Reproduce the listing below exactly, minus its pictures.

SUPPLIED INFORMATION:
····················

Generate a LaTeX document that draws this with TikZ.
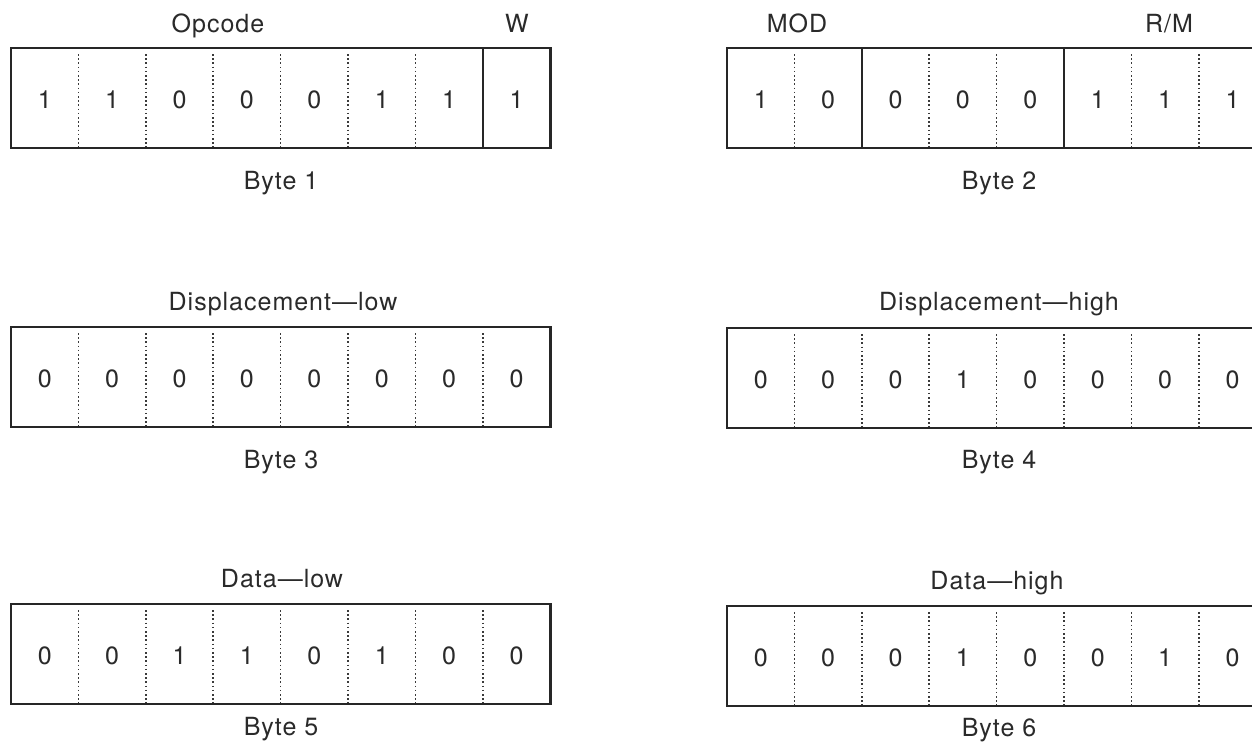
\documentclass[tikz,border=0pt]{standalone}
\usepackage{fontspec}
\setmainfont{TeX Gyre Heros}[LetterSpace=4]
\definecolor{linec}{HTML}{262626}
\definecolor{dotc}{HTML}{3A3A3A}
\definecolor{txt}{HTML}{2A2A2A}
\def\cw{67.4}
\newcommand\mybyte[4]{%
  \foreach \b [count=\i] in {#4} {
    \node[bit] (#3-\i) at ({#1+(\i-0.5)*\cw}, {#2+60}) {\b};
  }
  \foreach \i in {1,...,7} \draw[dots] ({#1+\i*\cw},{#2+6}) -- ({#1+\i*\cw},{#2+100});
  \draw[box] (#1,#2) rectangle ({#1+8*\cw},{#2+100});
}
\begin{document}
\begin{tikzpicture}[x=1pt,y=-1pt,
  box/.style={draw=linec, line width=2.6pt},
  solidsep/.style={draw=linec, line width=2.2pt},
  dots/.style={draw=dotc, line width=1.6pt, dash pattern=on 1.6pt off 2.6pt},
  bit/.style={font=\fontsize{25}{30}\selectfont, text=txt, anchor=base, inner sep=0pt},
  lab/.style={font=\fontsize{25}{30}\selectfont, text=txt, anchor=base, inner sep=0pt}]
\useasboundingbox (0,0) rectangle (1252,742);
\clip (0,0) rectangle (1252,742);
\fill[white] (0,0) rectangle (1252,742);

% Row 1
\mybyte{11}{48}{b1}{1,1,0,0,0,1,1,1}
\draw[solidsep] ({11+7*\cw},48) -- ({11+7*\cw},148);
\node[lab] (opcode) at (218,32) {Opcode};
\node[lab] (w) at (517,32) {W};
\node[lab] (byte1) at (281,189) {Byte 1};

\mybyte{727}{48}{b2}{1,0,0,0,0,1,1,1}
\draw[solidsep] ({727+2*\cw},48) -- ({727+2*\cw},148);
\draw[solidsep] ({727+5*\cw},48) -- ({727+5*\cw},148);
\node[lab] (mod) at (797,32) {MOD};
\node[lab] (rm) at (1169,32) {R/M};
\node[lab] (byte2) at (999,189) {Byte 2};

% Row 2
\mybyte{11}{327}{b3}{0,0,0,0,0,0,0,0}
\node[lab] (displow) at (283,310) {Displacement—low};
\node[lab] (byte3) at (281,468) {Byte 3};

\mybyte{727}{328}{b4}{0,0,0,1,0,0,0,0}
\node[lab] (disphigh) at (999,310) {Displacement—high};
\node[lab] (byte4) at (999,468) {Byte 4};

% Row 3
\mybyte{11}{604}{b5}{0,0,1,1,0,1,0,0}
\node[lab] (datalow) at (282,587) {Data—low};
\node[lab] (byte5) at (281,735) {Byte 5};

\mybyte{727}{606}{b6}{0,0,0,1,0,0,1,0}
\node[lab] (datahigh) at (997,589) {Data—high};
\node[lab] (byte6) at (999,736) {Byte 6};
\end{tikzpicture}
\end{document}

····················

FINAL ANSWER:
Generate a LaTeX document that draws this with TikZ.
\documentclass[tikz,border=0pt]{standalone}
\usepackage{fontspec}
\setmainfont{TeX Gyre Heros}[LetterSpace=4]
\definecolor{linec}{HTML}{262626}
\definecolor{dotc}{HTML}{3A3A3A}
\definecolor{txt}{HTML}{2A2A2A}
\def\cw{67.4}
\newcommand\mybyte[4]{%
  \foreach \b [count=\i] in {#4} {
    \node[bit] (#3-\i) at ({#1+(\i-0.5)*\cw}, {#2+60}) {\b};
  }
  \foreach \i in {1,...,7} \draw[dots] ({#1+\i*\cw},{#2+6}) -- ({#1+\i*\cw},{#2+100});
  \draw[box] (#1,#2) rectangle ({#1+8*\cw},{#2+100});
}
\begin{document}
\begin{tikzpicture}[x=1pt,y=-1pt,
  box/.style={draw=linec, line width=2.6pt},
  solidsep/.style={draw=linec, line width=2.2pt},
  dots/.style={draw=dotc, line width=1.6pt, dash pattern=on 1.6pt off 2.6pt},
  bit/.style={font=\fontsize{25}{30}\selectfont, text=txt, anchor=base, inner sep=0pt},
  lab/.style={font=\fontsize{25}{30}\selectfont, text=txt, anchor=base, inner sep=0pt}]
\useasboundingbox (0,0) rectangle (1252,742);
\clip (0,0) rectangle (1252,742);
\fill[white] (0,0) rectangle (1252,742);

% Row 1
\mybyte{11}{48}{b1}{1,1,0,0,0,1,1,1}
\draw[solidsep] ({11+7*\cw},48) -- ({11+7*\cw},148);
\node[lab] (opcode) at (218,32) {Opcode};
\node[lab] (w) at (517,32) {W};
\node[lab] (byte1) at (281,189) {Byte 1};

\mybyte{727}{48}{b2}{1,0,0,0,0,1,1,1}
\draw[solidsep] ({727+2*\cw},48) -- ({727+2*\cw},148);
\draw[solidsep] ({727+5*\cw},48) -- ({727+5*\cw},148);
\node[lab] (mod) at (797,32) {MOD};
\node[lab] (rm) at (1169,32) {R/M};
\node[lab] (byte2) at (999,189) {Byte 2};

% Row 2
\mybyte{11}{327}{b3}{0,0,0,0,0,0,0,0}
\node[lab] (displow) at (283,310) {Displacement—low};
\node[lab] (byte3) at (281,468) {Byte 3};

\mybyte{727}{328}{b4}{0,0,0,1,0,0,0,0}
\node[lab] (disphigh) at (999,310) {Displacement—high};
\node[lab] (byte4) at (999,468) {Byte 4};

% Row 3
\mybyte{11}{604}{b5}{0,0,1,1,0,1,0,0}
\node[lab] (datalow) at (282,587) {Data—low};
\node[lab] (byte5) at (281,735) {Byte 5};

\mybyte{727}{606}{b6}{0,0,0,1,0,0,1,0}
\node[lab] (datahigh) at (997,589) {Data—high};
\node[lab] (byte6) at (999,736) {Byte 6};
\end{tikzpicture}
\end{document}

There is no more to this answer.